A thirty-year-old male editor wrote, “I feel like I confronted a spiritual entity which had been ‘stalking’ me or lurking around me.” A thirty-two-year-old female teacher said, “There are definitely spirit entities that have their own distinct consciousness. In dreams, a serpentine spirit is guiding me.” A fifty-four-year-old religion professor said so much communication with the spirit of ayahuasca seemed to happen in dreams that he referred to his dreams as “night school.”
A thirty-two-year-old male high school English teacher wrote, “The first time I took it in Brazil, I felt a presence behind me that kind of embraced me and took me on a voyage of my mind. There was a snake-like hissing in my ear, and then the spirit entered me, and I could feel it move into my body, and there was what I can only describe as a kind of lovemaking but without the typical signs of arousal. If at any point during the ceremonies my mind wandered to think about females I was attracted to, I would all of a sudden feel like I was being constricted by a boa in a jealous and playful sort of way.” I particularly like his description of being constricted by a jealous boa as playful. He said his relationship with her was unfolding “wonderfully, she shows up from time to time when she’s happy with me — to let me know I’m on the right path and that she’s always around.”
A twenty-nine-year-old male graduate student was so connected with the spirit of ayahuasca that he had familiar-sounding relationship problems: “Currently, I feel she’s mad at me for not following through on the initial gifts she gave me. I don’t communicate with her, and maybe that’s the problem! I don’t know what to do about it! Right now, my relationship with her feels stuck, but every once in a while I feel her love…actually as I’m writing this right now!” All the exclamation marks belong to the writer and illustrate the intensity of his experience.
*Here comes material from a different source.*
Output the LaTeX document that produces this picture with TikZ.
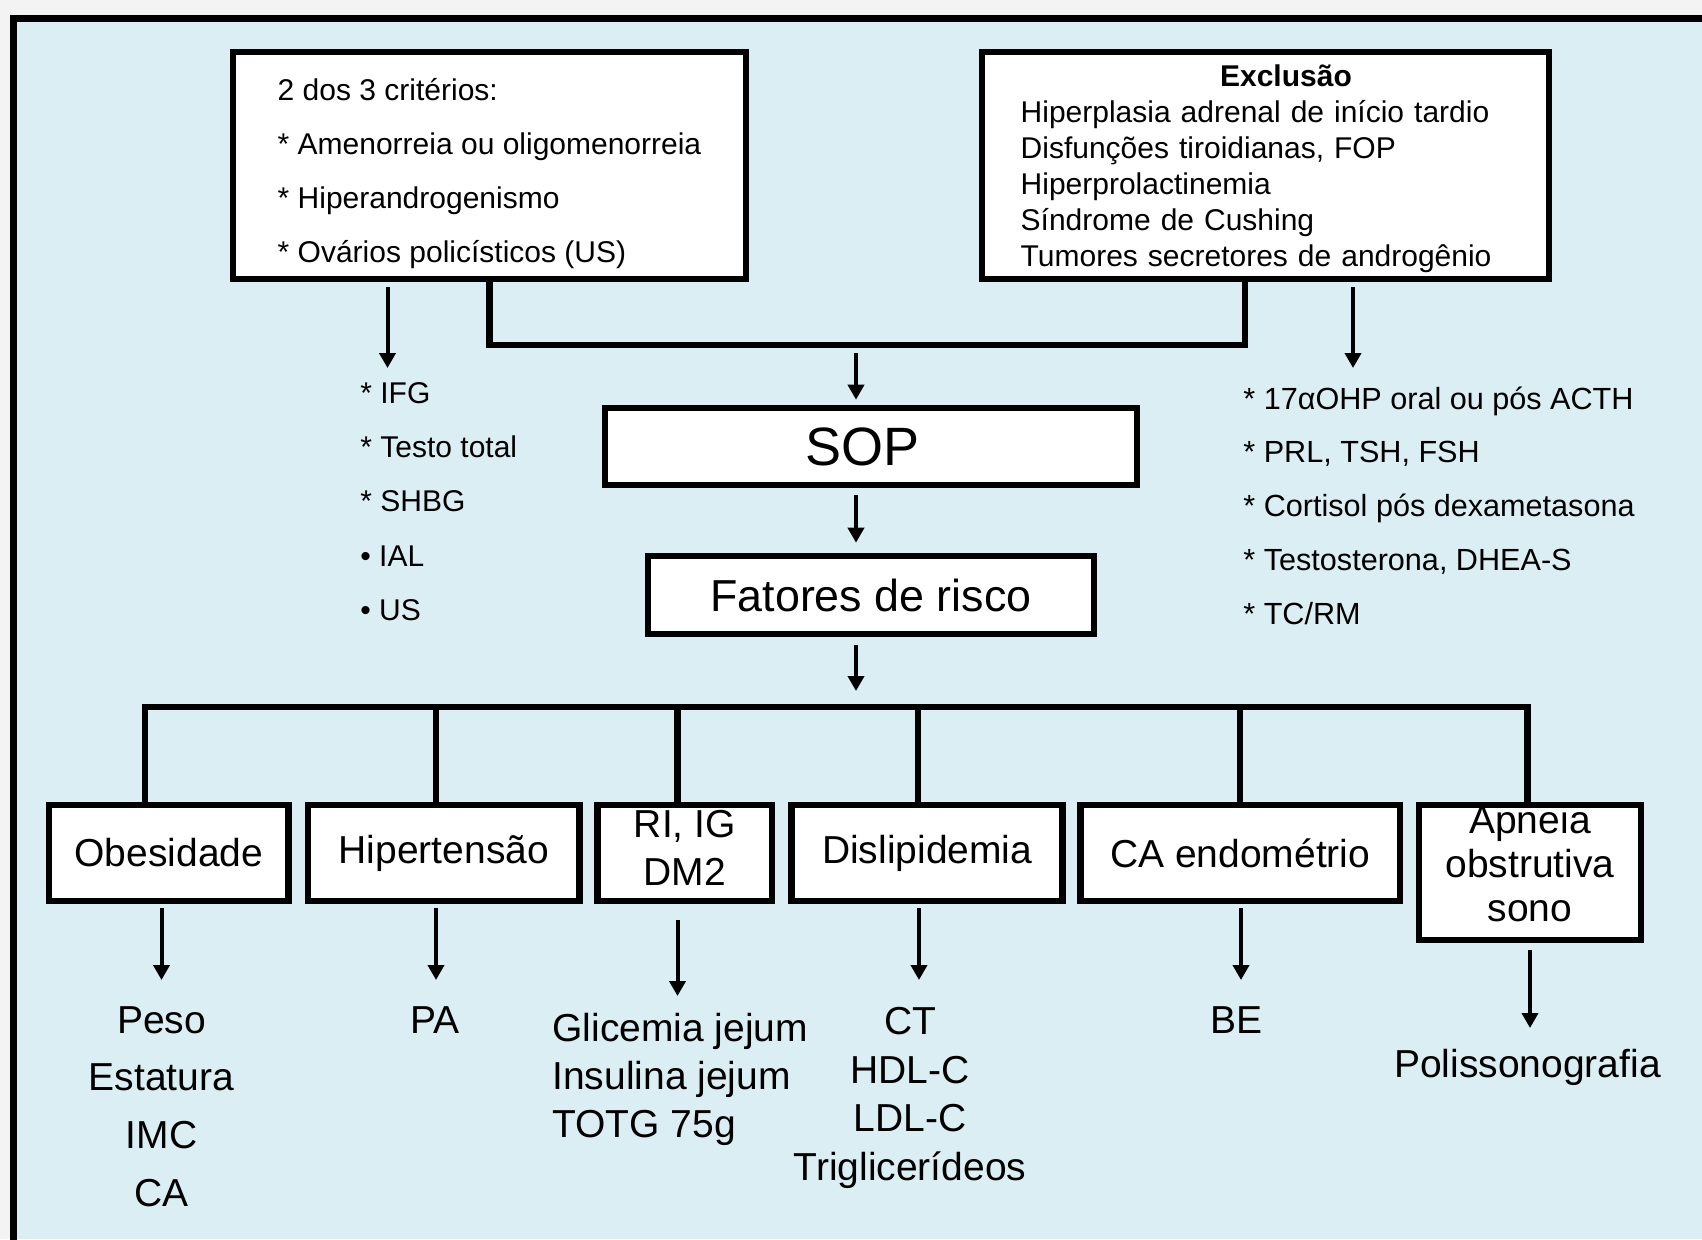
\documentclass[tikz,border=0pt]{standalone}
\usepackage{fontspec}
\setmainfont{Liberation Sans}
\usepackage{tikz}
\usetikzlibrary{arrows.meta}
\definecolor{panelblue}{RGB}{219,238,244}
\definecolor{pagegray}{RGB}{243,243,243}

\begin{document}
\begin{tikzpicture}[x=0.5pt,y=-0.5pt,
    box/.style={draw,line width=3.3pt,fill=white,inner sep=0pt,align=center},
    riskbox/.style={box,minimum height=48pt,font=\fontsize{19.5}{24}\selectfont},
    link/.style={line width=3.3pt},
    arr/.style={line width=2pt,-{Triangle[length=7.5pt,width=8pt]}},
    small/.style={align=left,inner sep=0pt,font=\fontsize{15}{27}\selectfont},
    exam/.style={align=center,inner sep=0pt,font=\fontsize{19.5}{24}\selectfont}]
    \useasboundingbox (0,0) rectangle (1702,1239);
    \fill[pagegray] (0,0) rectangle (1702,1239);
    \fill[panelblue] (13.5,18.5) rectangle (1702,1239);
    \draw[link,line width=3.5pt] (13.5,1260) -- (13.5,18.5) -- (1720,18.5);

    \node[box,minimum width=256.5pt,minimum height=113.5pt,align=left,
      font=\fontsize{15}{27.1}\selectfont] (crit) at (489.5,165.5)
      {\rule{0pt}{19pt}2 dos 3 critérios:\\{*} Amenorreia  ou oligomenorreia\\{*} Hiperandrogenismo\\{*} Ovários  policísticos (US)};
    \node[box,minimum width=283.5pt,minimum height=113.5pt,text width=244.8pt,align=left,
      font=\fontsize{15}{18}\selectfont] (excl) at (1265.5,165.5)
      {\rule{0pt}{14.5pt}\hspace*{99.7pt}\textbf{Exclusão}\\Hiperplasia adrenal de início tardio\\Disfunções tiroidianas, FOP\\
       Hiperprolactinemia\\Síndrome de Cushing\\Tumores secretores de androgênio};

    \node[small,anchor=west,font=\fontsize{15}{27.1}\selectfont] (labcrit) at (360,501.5)
      {{*} IFG\\{*} Testo  total\\{*} SHBG\\• IAL\\• US};
    \node[small,anchor=west,font=\fontsize{15.3}{26.9}\selectfont] (labexcl) at (1243,505.5)
      {{*} 17αOHP  oral ou pós ACTH\\{*} PRL,  TSH,  FSH\\{*} Cortisol  pós  dexametasona\\
       {*} Testosterona,  DHEA-S\\{*} TC/RM};
    \coordinate (labtip) at (387.5,368);
    \coordinate (exctip) at (1353,368);
    \draw[arr,shorten <=2.5pt] (crit.south -| labtip) -- (labtip);
    \draw[arr,shorten <=2.5pt] (excl.south -| exctip) -- (exctip);

    \coordinate (join) at (856,345);
    \coordinate (merge) at (856,353);
    \draw[link] (crit.south) |- (join) -| ([xshift=-10.25pt]excl.south);

    \node[box,minimum width=266pt,minimum height=38.5pt,font=\fontsize{27}{30}\selectfont] (sop) at (871,446.5) {\hspace*{-8.7pt}SOP};
    \node[box,minimum width=223pt,minimum height=39pt,font=\fontsize{22.4}{26}\selectfont] (fat) at (871,595) {Fatores de risco};
    \draw[arr,shorten >=2.5pt] (merge) -- (merge |- sop.north);
    \draw[arr,shorten <=3.5pt,shorten >=5pt] (sop.south -| merge) -- (fat.north -| merge);

    \node[riskbox,minimum width=119.8pt] (obes) at (168.8,853) {Obesidade};
    \node[riskbox,minimum width=135.8pt] (hyp) at (443.8,853) {Hipertensão};
    \node[riskbox,minimum width=87.2pt,text depth=5.4pt] (ri) at (684.8,853) {RI, IG\\DM2};
    \node[riskbox,minimum width=111pt,minimum height=67.5pt,text depth=9.5pt,font=\fontsize{19.5}{22}\selectfont] (apn) at (1530,872.5)
      {Apneia\\obstrutiva\\sono};
    \node[riskbox,minimum width=135.5pt] (disl) at (927.2,853) {Dislipidemia};
    \node[riskbox,minimum width=159.6pt] (caend) at (1240.2,853) {CA endométrio};

    \coordinate (b1) at (145,707);
    \coordinate (b2) at (436,707);
    \coordinate (b3) at (677.5,707);
    \coordinate (b4) at (918,707);
    \coordinate (b5) at (1240,707);
    \coordinate (b6) at (1527.5,707);
    \draw[arr,shorten <=4pt,shorten >=8pt] (fat.south -| merge) -- (merge |- b1);
    \draw[link] (b1 |- obes.north) -- (b1) -- (b6) -- (b6 |- apn.north);
    \draw[link] (b2) -- (b2 |- hyp.north);
    \draw[link] (b3) -- (b3 |- ri.north);
    \draw[link] (b4) -- (b4 |- disl.north);
    \draw[link] (b5) -- (b5 |- caend.north);

    \node[exam,font=\fontsize{19.5}{28.9}\selectfont] (peso) at (161.5,1106.5) {Peso\\Estatura\\IMC\\CA};
    \node[exam] (pa) at (435,1020) {PA};
    \node[exam,align=left,anchor=west,font=\fontsize{19.5}{23.9}\selectfont] (glic) at (552,1079.5)
      {Glicemia  jejum\\Insulina  jejum\\TOTG  75g};
    \node[exam,font=\fontsize{19.5}{24.4}\selectfont] (lipid) at (910,1098) {CT\\HDL-C\\LDL-C\\Triglicerídeos};
    \node[exam] (be) at (1236,1020) {BE};
    \node[exam] (polis) at (1527.5,1067) {Polissonografia};

    \coordinate (t1) at (161.5,980);
    \coordinate (t2) at (436,980);
    \coordinate (t3) at (677.5,996);
    \coordinate (t4) at (919,980);
    \coordinate (t5) at (1241,980);
    \coordinate (t6) at (1530,1028);
    \draw[arr,shorten <=2pt] (obes.south -| t1) -- (t1);
    \draw[arr,shorten <=2pt] (hyp.south -| t2) -- (t2);
    \draw[arr,shorten <=8pt] (ri.south -| t3) -- (t3);
    \draw[arr,shorten <=2pt] (disl.south -| t4) -- (t4);
    \draw[arr,shorten <=2pt] (caend.south -| t5) -- (t5);
    \draw[arr,shorten <=3.5pt] (apn.south -| t6) -- (t6);
  \end{tikzpicture}
\end{document}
One man wrote, “She heals me, sometimes gently and sometimes fiercely. We communicate telepathically — she speaks to me in my mind, and I speak back. Sometimes I’m not sure if it’s her or me talking — maybe she’s just helping me relate to myself.” This is the central question I also ask: Is this an outside entity or one’s own inner voice talking? No one has a definite answer, but this man offered me something of a resolution: If the voice is me talking to myself, then the spirit of ayahuasca is helping me do that. For those of us with ontological problems regarding communications with a plant teacher, this is one approach to resolving the conflict. The same man said that he has learned to notice when he’s resisting communicating with the spirit of ayahuasca and to love his resistance. Another interesting solution.